Model Tampering During Unlearning An attacker might try to tamper with the machine learning model during the unlearning process, either by modifying the model structure or by reintroducing the unlearned data in a different form. This can allow the attacker to retain the influence of the deleted data on the model, bypassing the unlearning process. Model Hashing and Consistency Checks: By applying hash functions to the model before and after the unlearning process, the system can detect any unauthorized changes to the model’s structure. If the hash of the model after unlearning does not match the expected hash, the system can trigger an alert and rollback the unlearning process. Tamper-Proof ZKPs: The use of Zero-Knowledge Proofs ensures that the unlearning process is cryptographically verified without exposing sensitive information about the model. This makes it difficult for attackers to manipulate the model during unlearning without detection.
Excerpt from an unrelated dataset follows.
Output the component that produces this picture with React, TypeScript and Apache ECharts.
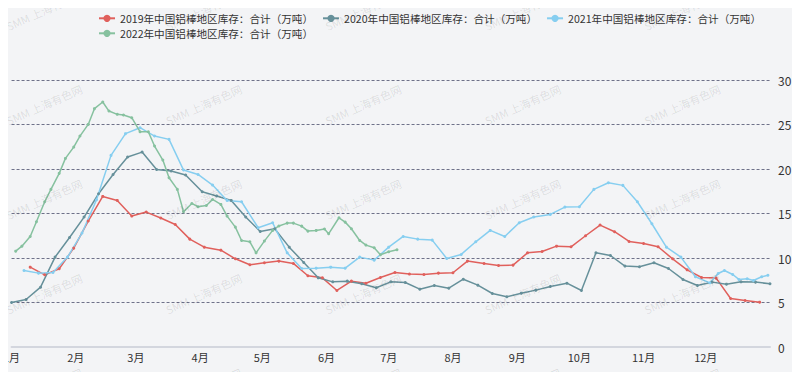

Reverse Engineering of Unlearned Data In some cases, an attacker might attempt to reverse-engineer the unlearned data by analyzing the model’s behavior before and after the unlearning process. This can be used to recover sensitive information that should have been removed. Differential Privacy and ZKPs: By combining differential privacy techniques with Zero-Knowledge Proofs, the system can ensure that the influence of unlearned data is properly removed from the model without leaking information that could be used to reverse-engineer the data. Differential privacy introduces noise to the model’s outputs, making it difficult to infer specific data points, while ZKPs provide cryptographic guarantees that the data has been removed. Re-Introduction of Unlearned Data After the unlearning process is completed, an attacker might try to reintroduce the unlearned data back into the model through new training data or adversarial examples, effectively bypassing the unlearning mechanism. Audit Logs and Cryptographic Proofs: The system maintains secure audit logs of all unlearning operations, including cryptographic commitments and ZKPs. These logs can be reviewed to detect any attempts to reintroduce unlearned data into the model. The system can also generate cryptographic proofs that demonstrate the data is no longer present in the model, preventing unauthorized re-introduction. By using certified machine unlearning techniques, the system generates formal, cryptographic guarantees that the unlearned data is no longer influencing the model. Any subsequent attempts to reintroduce the data can be detected and rejected by comparing the cryptographic proofs.